AL: Angela is sort of the prototypical abortion patient—the person we never talk about who is also the most common.

SL: That’s exactly right.

AL: Talk about Darlene’s story. She discovered she was pregnant right after undergoing fibroid surgery. Doctors in Texas warned her that her uterus might literally explode from the pregnancy, which she wanted to keep, but they were afraid to treat her because of the state’s anti-abortion laws. It wasn’t until she traveled to California that doctors did the requisite testing and reassured her she likely could continue the pregnancy. It’s such a reflection of how abortion bans inhibit all ob-gyn care.

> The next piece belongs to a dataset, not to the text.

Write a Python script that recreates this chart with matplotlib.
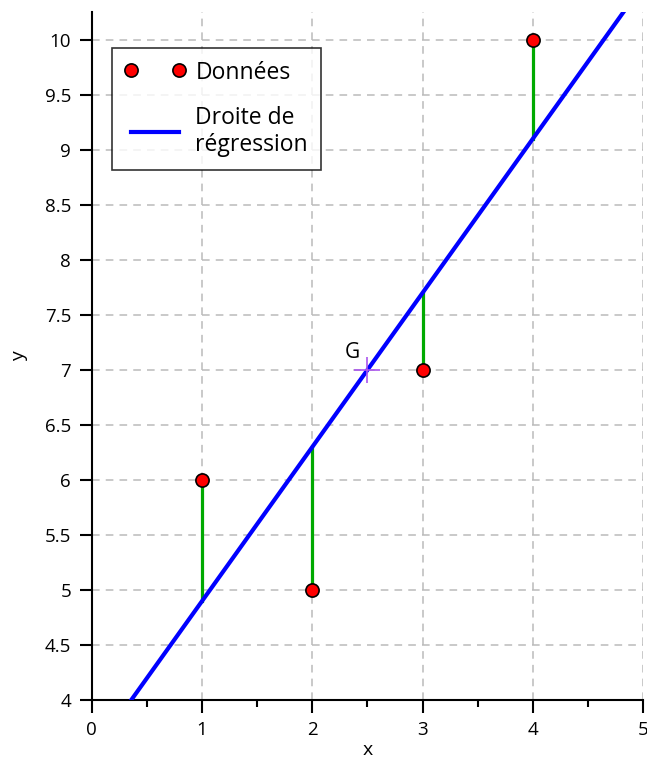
import numpy as np
import matplotlib.pyplot as plt
from matplotlib.ticker import MultipleLocator

plt.rcParams['font.family'] = ['Open Sans', 'DejaVu Sans']

x_data = [1, 2, 3, 4]
y_data = [6, 5, 7, 10]
g_point = (2.5, 7.0)
slope, intercept = 1.4, 3.5

fig = plt.figure(figsize=(6.47, 7.58), dpi=100)
ax = fig.add_axes([0.142, 0.0765, 0.852, 0.9075])

ax.set_xlim(0, 5)
ax.set_ylim(4, 10.25)
ax.xaxis.set_major_locator(MultipleLocator(1))
ax.xaxis.set_minor_locator(MultipleLocator(0.5))
ax.yaxis.set_major_locator(MultipleLocator(0.5))
ax.grid(True, which='major', color='#bbbbbb', linestyle=(0, (5, 4)), linewidth=1.1)
ax.set_axisbelow(True)

for s in ['top', 'right']:
    ax.spines[s].set_visible(False)
for s in ['left', 'bottom']:
    ax.spines[s].set_linewidth(1.5)
ax.tick_params(which='major', length=9, width=1.5, labelsize=13.5, pad=6)
ax.tick_params(which='minor', length=5, width=1.5)
ax.set_yticklabels([('%g' % v) for v in ax.get_yticks()])

# residuals
for xi, yi in zip(x_data, y_data):
    ax.plot([xi, xi], [yi, slope * xi + intercept], color='#00aa00', lw=2.3, zorder=3)

xs = np.array([0.0, 5.0])
ax.plot(xs, slope * xs + intercept, color='#0000ff', lw=3, zorder=4, label='Droite de\nrégression')
ax.plot(x_data, y_data, 'o', color='red', mec='black', mew=1.2, ms=9.5, zorder=5, label='Données')
ax.plot(*g_point, '+', color='#aa55ee', ms=19, mew=1.2, zorder=6)
ax.text(2.43, 7.06, 'G', fontsize=15, ha='right', va='bottom')

h, l = ax.get_legend_handles_labels()
leg = ax.legend(h[::-1], l[::-1], loc='upper left', bbox_to_anchor=(0.036, 0.948), numpoints=2,
                fontsize=16.5, frameon=True, fancybox=False, edgecolor='black', handlelength=2.7,
                borderpad=0.55, labelspacing=0.92, handletextpad=0.4, borderaxespad=0)
leg.get_frame().set_linewidth(1.2)

ax.set_xlabel('x', fontsize=14)
ax.set_ylabel('y', fontsize=14)
ax.xaxis.label.set_va('center')
ax.yaxis.label.set_va('center')
ax.xaxis.set_label_coords(0.5, -0.073)
ax.yaxis.set_label_coords(-0.133, 0.5)

fig.savefig('out.png', dpi=100)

SL: No one’s going to do tests to show whether this [pregnancy] is safe or not if there’s no option for termination. And it was so, so moving to me that Darlene went to a place that was supposed to provide abortions and they were not there trying to convince her one way or another. They wanted to give her all the information so that she could decide for herself what was best. It helps sort of dismantle this anti-abortion talking point that we often hear, which is that the clinics are just out there trying to give as many abortions as possible.

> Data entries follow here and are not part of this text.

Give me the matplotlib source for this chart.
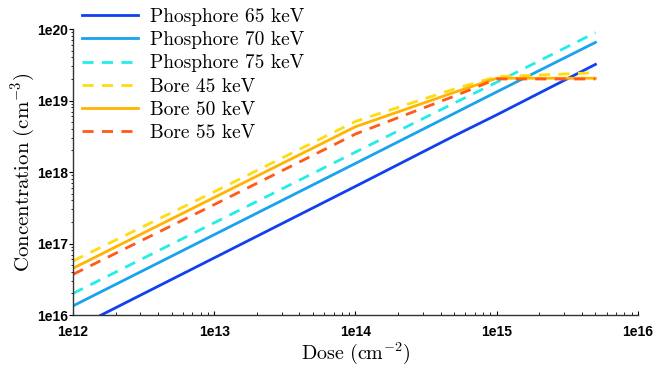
import matplotlib
matplotlib.use("Agg")
import matplotlib.pyplot as plt
import matplotlib.ticker as mticker
import numpy as np

plt.rcParams["mathtext.fontset"] = "cm"

dose = [1e12, 1e13, 1e14, 5e14, 1e15, 5e15]

p65 = [6.3e15, 6.3e16, 6.3e17, 3.2e18, 6.3e18, 3.2e19]
p70 = [1.34e16, 1.33e17, 1.32e18, 6.6e18, 1.32e19, 6.5e19]
p75 = [2.0e16, 1.95e17, 1.9e18, 9.2e18, 1.8e19, 8.9e19]
b45 = [5.7e16, 5.3e17, 5.1e18, 1.45e19, 2.15e19, 2.45e19]
b50 = [4.5e16, 4.4e17, 4.3e18, 1.3e19, 2.05e19, 2.05e19]
b55 = [3.7e16, 3.5e17, 3.4e18, 1.15e19, 2.0e19, 2.0e19]

series = [
    ("Phosphore 65 keV", p65, "#1040f0", "-"),
    ("Phosphore 70 keV", p70, "#19a2ee", "-"),
    ("Phosphore 75 keV", p75, "#22eee8", "--"),
    ("Bore 45 keV", b45, "#ffdc10", "--"),
    ("Bore 50 keV", b50, "#ffb400", "-"),
    ("Bore 55 keV", b55, "#ff5a18", "--"),
]

fig = plt.figure(figsize=(6.54, 3.70), dpi=100)
ax = fig.add_axes([0.1116, 0.1486, 0.8639, 0.773])

for name, vals, col, ls in series:
    ax.plot(dose, vals, color=col, linestyle=ls, linewidth=2.0, label=name,
            dashes=(4, 3) if ls == "--" else (None, None))

ax.set_xscale("log")
ax.set_yscale("log")
ax.set_xlim(1e12, 1e16)
ax.set_ylim(1e16, 1e20)

fmt = mticker.FuncFormatter(lambda v, p: "1e%d" % round(np.log10(v)))
ax.xaxis.set_major_formatter(fmt)
ax.yaxis.set_major_formatter(fmt)
for lab in ax.get_xticklabels() + ax.get_yticklabels():
    lab.set_fontfamily("Liberation Sans")
    lab.set_fontweight("bold")
    lab.set_fontsize(10)

ax.tick_params(axis="x", which="both", direction="in", length=3, pad=7)
ax.tick_params(axis="x", which="minor", length=2)
ax.tick_params(axis="y", which="both", direction="out", length=3, pad=0.5)
ax.tick_params(axis="y", which="minor", length=1.5)

for s in ["top", "right"]:
    ax.spines[s].set_visible(False)
for s in ["left", "bottom"]:
    ax.spines[s].set_color("#333333")
    ax.spines[s].set_linewidth(1.0)

ax.set_xlabel(r"$\mathrm{Dose\ (cm^{-2})}$", fontsize=14.5, labelpad=1)
ax.set_ylabel(r"$\mathrm{Concentration\ (cm^{-3})}$", fontsize=15, labelpad=0)

leg = fig.legend(loc="upper left", bbox_to_anchor=(82 / 654, 1 - 8 / 370),
                 frameon=False, prop={"family": "cmr10", "size": 14},
                 handlelength=2.9, labelspacing=0.27, handletextpad=0.6,
                 borderaxespad=0, borderpad=0)

plt.savefig("out.png", dpi=100)
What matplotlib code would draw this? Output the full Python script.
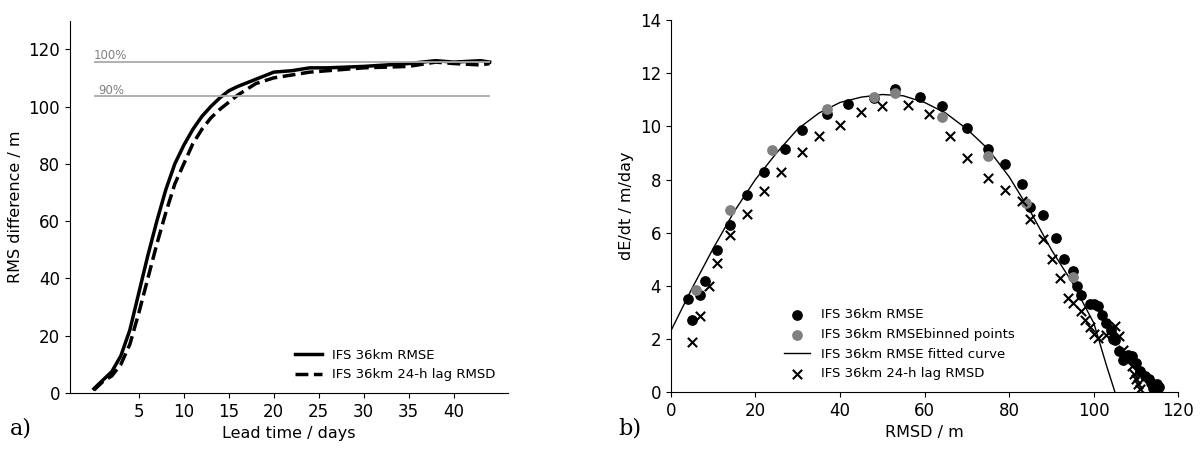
import matplotlib.pyplot as plt
import numpy as np

# panel a: RMS growth
lead_days = [0, 1, 2, 3, 4, 5, 6, 7, 8, 9, 10, 11, 12, 13, 14, 15, 16, 18, 20, 22, 24, 26, 30, 35, 38, 40, 43, 44]
rmse = [1.5, 4.5, 7.5, 13, 22, 35, 48, 60, 71, 80, 86.5, 92, 96.5, 100, 103, 105.5, 107, 109.5, 112, 112.5, 113.5, 113.5, 114, 115, 116, 115.5, 116, 115.5]
lag_rmsd = [1, 4, 6, 10, 17, 28, 40, 52, 63, 73, 80, 87, 92, 96, 99, 101.5, 104, 108, 110, 111, 112, 112.5, 113.5, 114, 115.5, 115, 114.5, 115]
level_100 = 115.5
level_90 = 103.5

# panel b: error growth rate
dot_x = [4, 5, 7, 8, 11, 14, 18, 22, 27, 31, 37, 42, 48, 53, 59, 64, 70, 75, 79, 83, 85, 88, 91, 93, 95, 96, 97, 99, 100, 101,
         102, 103, 104, 104.5, 105, 106, 107, 108, 109, 110, 111, 112, 113, 113.5, 114, 115, 115.5, 114]
dot_y = [3.5, 2.7, 3.65, 4.2, 5.35, 6.3, 7.4, 8.3, 9.15, 9.85, 10.45, 10.85, 11.05, 11.4, 11.1, 10.75, 9.95, 9.15, 8.6, 7.85,
         6.95, 6.65, 5.8, 5.0, 4.55, 4.0, 3.65, 3.3, 3.3, 3.25, 2.9, 2.6, 2.35, 2.0, 1.95, 1.55, 1.2, 1.4, 1.35, 1.1, 0.8, 0.6,
         0.5, 0.35, 0.3, 0.3, 0.2, 0.15]
bin_x = [6, 14, 24, 37, 48, 53, 64, 75, 84, 95]
bin_y = [3.85, 6.85, 9.1, 10.65, 11.1, 11.25, 10.35, 8.9, 7.1, 4.35]
fit_x = [0, 5, 10, 15, 20, 25, 30, 35, 40, 45, 50, 55, 60, 65, 70, 75, 80, 85, 90, 95, 100, 103, 105]
fit_y = [2.3, 3.9, 5.4, 6.8, 8.0, 9.0, 9.9, 10.5, 10.9, 11.1, 11.2, 11.15, 10.9, 10.5, 9.9, 9.15, 8.1, 6.8, 5.35, 4.1, 2.6, 1.0, 0.0]
cross_x = [5, 7, 9, 11, 14, 18, 22, 26, 31, 35, 40, 45, 50, 56, 61, 66, 70, 75, 79, 83, 85, 88, 90, 92, 94, 95, 97, 98, 99, 100,
           101, 103, 104, 105, 106, 107, 108, 109, 109.5, 110, 110.5, 111]
cross_y = [1.9, 2.85, 4.0, 4.85, 5.9, 6.7, 7.55, 8.3, 9.05, 9.65, 10.05, 10.55, 10.75, 10.8, 10.45, 9.65, 8.8, 8.05, 7.6, 7.2,
           6.5, 5.75, 5.0, 4.3, 3.55, 3.35, 3.05, 2.7, 2.45, 2.2, 2.05, 2.15, 2.35, 2.5, 2.1, 1.6, 1.2, 1.0, 0.7, 0.5, 0.3, 0.1]

fig = plt.figure(figsize=(12, 4.57), dpi=100)
ax1 = fig.add_axes([0.058, 0.14, 0.365, 0.815])
ax2 = fig.add_axes([0.559, 0.142, 0.423, 0.814])

ax1.plot(lead_days, rmse, color="black", lw=2.5, label="IFS 36km RMSE")
ax1.plot(lead_days, lag_rmsd, color="black", lw=2.5, ls="--", label="IFS 36km 24-h lag RMSD")
ax1.hlines([level_100, level_90], 0, 44, color="#aaaaaa", lw=1.3)
ax1.text(0, level_100 + 1, "100%", color="gray", fontsize=8.5)
ax1.text(0.5, level_90 + 1, "90%", color="gray", fontsize=8.5)
ax1.set_xlim(-2.7, 46)
ax1.set_ylim(0, 130)
ax1.set_xticks([5, 10, 15, 20, 25, 30, 35, 40])
ax1.set_yticks([0, 20, 40, 60, 80, 100, 120])
ax1.set_xlabel("Lead time / days", fontsize=11.5)
ax1.set_ylabel("RMS difference / m", fontsize=11.5)
ax1.tick_params(labelsize=12)
ax1.legend(loc="lower right", frameon=False, fontsize=9.5)

ax2.scatter(dot_x, dot_y, color="black", s=45, label="IFS 36km RMSE", zorder=3)
ax2.scatter(bin_x, bin_y, color="gray", s=45, label="IFS 36km RMSEbinned points", zorder=3)
ax2.plot(fit_x, fit_y, color="black", lw=1, label="IFS 36km RMSE fitted curve")
ax2.scatter(cross_x, cross_y, color="black", marker="x", s=45, label="IFS 36km 24-h lag RMSD", zorder=3)
ax2.set_xlim(0, 120)
ax2.set_ylim(0, 14)
ax2.set_xticks(range(0, 121, 20))
ax2.set_yticks(range(0, 15, 2))
ax2.set_xlabel("RMSD / m", fontsize=11.5)
ax2.set_ylabel("dE/dt / m/day", fontsize=11.5)
ax2.tick_params(labelsize=12)
ax2.legend(loc="lower center", bbox_to_anchor=(0.45, 0.0), frameon=False, fontsize=9.5)

for ax in (ax1, ax2):
    ax.spines["top"].set_visible(False)
    ax.spines["right"].set_visible(False)

fig.text(0.008, 0.05, "a)", fontsize=16, family="DejaVu Serif")
fig.text(0.515, 0.05, "b)", fontsize=16, family="DejaVu Serif")

fig.savefig("out.png", dpi=100)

AL: I want to ask about Jasper, a trans man in Florida who was up against the law that, at the time, banned abortion at 15 weeks—now it’s six weeks. What stood out to me was the pressure he felt to decide before he ran out of time.

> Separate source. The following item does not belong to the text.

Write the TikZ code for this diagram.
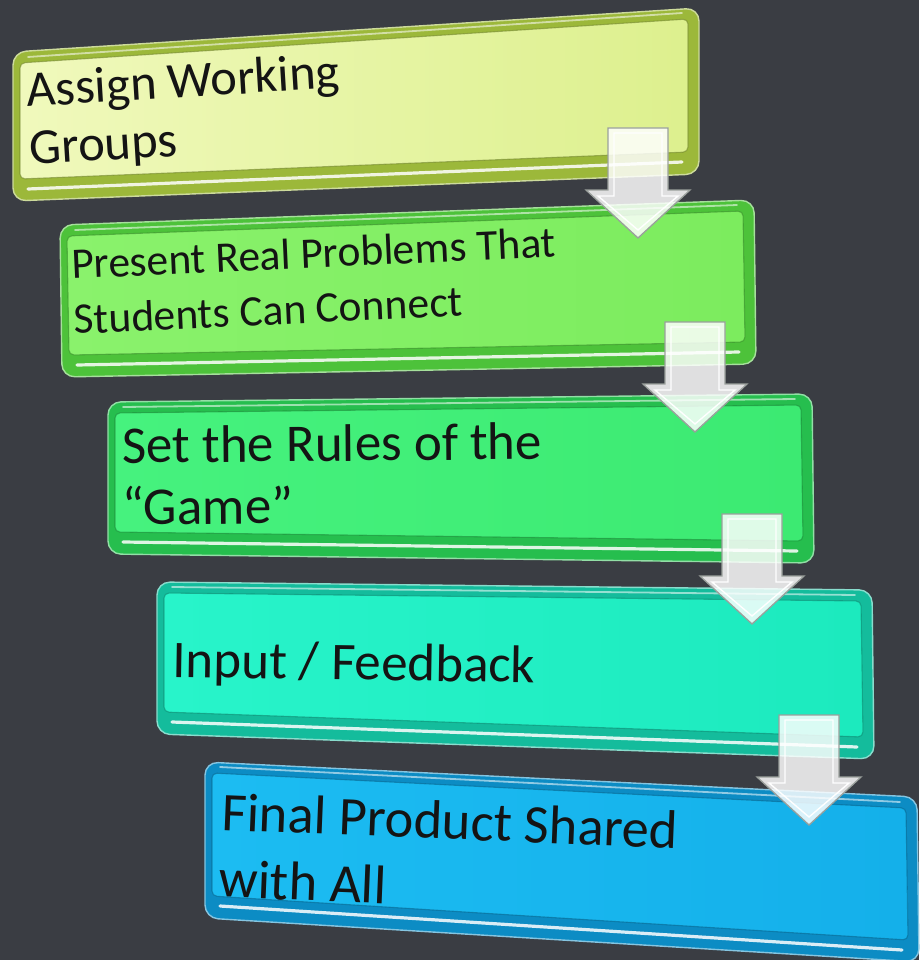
\documentclass[tikz,border=0pt]{standalone}
\usepackage{fontspec}
\setmainfont{Carlito}
\usetikzlibrary{calc}
\definecolor{bgc}{HTML}{3A3D43}
\definecolor{txtc}{HTML}{141414}
\definecolor{e1}{HTML}{9CB83A}\definecolor{l1}{HTML}{F0F9BC}\definecolor{r1}{HTML}{DDF08E}
\definecolor{e2}{HTML}{4DC23A}\definecolor{l2}{HTML}{8AF26C}\definecolor{r2}{HTML}{7CEC5E}
\definecolor{e3}{HTML}{26BE4E}\definecolor{l3}{HTML}{46F27E}\definecolor{r3}{HTML}{3CEA72}
\definecolor{e4}{HTML}{14BC9C}\definecolor{l4}{HTML}{28F4CA}\definecolor{r4}{HTML}{1CEABE}
\definecolor{e5}{HTML}{0C8CC4}\definecolor{l5}{HTML}{1CBCF2}\definecolor{r5}{HTML}{14B0EA}
\definecolor{arc}{HTML}{9AA09C}
\newcommand\drawpanel[4]{%
  \draw[rounded corners=13pt, fill=#2, draw=#2!50!white, line width=1.4pt]
    (#1tl) -- (#1tr) -- (#1br) -- (#1bl) -- cycle;
  \shade[rounded corners=5pt, left color=#3, right color=#4]
    ($(#1tl)+(7,11)$) -- ($(#1tr)+(-11,11)$) -- ($(#1br)+(-11,-22)$) -- ($(#1bl)+(7,-22)$) -- cycle;
  \draw[#2!70!black, opacity=.55, line width=1.1pt, rounded corners=5pt]
    ($(#1tl)+(7,11)$) -- ($(#1tr)+(-11,11)$) -- ($(#1br)+(-11,-22)$) -- ($(#1bl)+(7,-22)$) -- cycle;
  \draw[white, opacity=.85, line width=3.2pt, line cap=round]
    ($(#1bl)+(15,-12)$) -- ($(#1br)+(-17,-12)$);
  \draw[white, opacity=.55, line width=1.8pt, line cap=round]
    ($(#1tl)+(15,5)$) -- ($(#1tr)+(-17,5)$);
}
\newcommand\blockarrow[1]{%
  \draw[fill=white, fill opacity=.84, draw=arc, line width=1.3pt, line join=miter]
    ($(#1)+(-30,0)$) -- ($(#1)+(30,0)$) -- ($(#1)+(30,62)$) -- ($(#1)+(52,62)$)
    -- ($(#1)+(0,110)$) -- ($(#1)+(-52,62)$) -- ($(#1)+(-30,62)$) -- cycle;
  \draw[white, line width=1.4pt]
    ($(#1)+(-24,5)$) -- ($(#1)+(24,5)$) -- ($(#1)+(24,68)$) -- ($(#1)+(40,68)$)
    -- ($(#1)+(0,102)$) -- ($(#1)+(-40,68)$) -- ($(#1)+(-24,68)$) -- cycle;
}
\newcommand\twolines[2]{\vtop{\hbox{#1}\hbox{#2}}}
\tikzset{lbl/.style={anchor=base west, inner sep=0pt, text=txtc}}
\begin{document}
\begin{tikzpicture}[x=1pt,y=-1pt]
\fill[bgc] (0,0) rectangle (919,960);
\useasboundingbox (0,0) rectangle (919,960);
% box corners
\coordinate (atl) at (13,52);  \coordinate (atr) at (699,8);   \coordinate (abr) at (699,174); \coordinate (abl) at (13,201);
\coordinate (btl) at (60,225); \coordinate (btr) at (754,200); \coordinate (bbr) at (756,364); \coordinate (bbl) at (62,377);
\coordinate (ctl) at (108,402);\coordinate (ctr) at (812,394); \coordinate (cbr) at (814,563); \coordinate (cbl) at (108,554);
\coordinate (dtl) at (157,582);\coordinate (dtr) at (872,590); \coordinate (dbr) at (874,759); \coordinate (dbl) at (157,734);
\coordinate (etl) at (205,762);\coordinate (etr) at (917,797); \coordinate (ebr) at (919,962); \coordinate (ebl) at (205,918);
\drawpanel{a}{e1}{l1}{r1}
\drawpanel{b}{e2}{l2}{r2}
\drawpanel{c}{e3}{l3}{r3}
\drawpanel{d}{e4}{l4}{r4}
\drawpanel{e}{e5}{l5}{r5}
% texts
\node[lbl, font=\fontsize{50.5}{58}\selectfont, rotate=3.5] (t1) at (27,107) {\twolines{Assign Working}{Groups}};
\node[lbl, font=\fontsize{43.5}{55}\selectfont, rotate=2.6] (t2) at (72,279) {\twolines{Present Real Problems That}{Students Can Connect}};
\node[lbl, font=\fontsize{53}{62}\selectfont, rotate=0.5] (t3) at (122,463) {\twolines{Set the Rules of the}{“Game”}};
\node[lbl, font=\fontsize{53}{62}\selectfont, rotate=-0.9] (t4) at (172,677) {Input / Feedback};
\node[lbl, font=\fontsize{54.5}{67}\selectfont, rotate=-2.3] (t5) at (221,830) {\twolines{Final Product Shared}{with All}};
% arrows
\coordinate (ar1) at (638,128);
\coordinate (ar2) at (695,322);
\coordinate (ar3) at (752,514);
\coordinate (ar4) at (809,715);
\blockarrow{ar1}
\blockarrow{ar2}
\blockarrow{ar3}
\blockarrow{ar4}
\end{tikzpicture}
\end{document}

SL: The first time I spoke with Jasper he was like, “Are you sure you want me in the book? Maybe you want only women.” I was like, “No, your story is really important.” I think the fact he even asked that question speaks to how inaccurate and non-inclusive a lot of the framing has been around abortion. Something can be the product of misogyny and amplify gender inequality and disproportionately affect women and we can understand that it doesn’t only impact women. I love that you zeroed in on the time part. He knew intellectually that he needed to get an abortion. This was very obviously the right thing for him to do; he knew he didn’t want to be a parent; he was still in college; he was working part-time. It was something he had talked about before with his partner. But because he didn’t have time to sit with his decision and really process it, he had to make up for that time afterward and he really struggled after that abortion.

AL: I want to ask about the ripple effect of abortion bans. You write about a clinic in Colorado that had to scale back primary care services to deal with an influx of abortion patients to the state. It might surprise people to learn that a primary care patient in an abortion-friendly state could be impacted by abortion bans elsewhere.

SL: I live in Washington, DC. Because of where I live, I would often hear from people [who felt very insulated from the impact of abortion bans]. I knew this book had to challenge that. If we’ve already had a shortage of affordable quality care, what does it mean when the system sees this tremendous burden placed upon it? There are health centers that cannot provide as much primary care because they are seeing far more abortion patients. I was really struck by the clinic in Kansas that stopped providing gender-affirming care not because it was illegal but because they didn’t have the capacity to do anything but abortions.

AL: What gaps do you hope this book fills, especially in an election year?

SL: I want people to read this book and understand who are the people affected by abortion bans, to think more broadly than the narratives we have put in place—to understand that abortion bans have had both universal and unequal impact. This is a public health crisis with multiple ramifications that will at some point affect you or someone you care about it.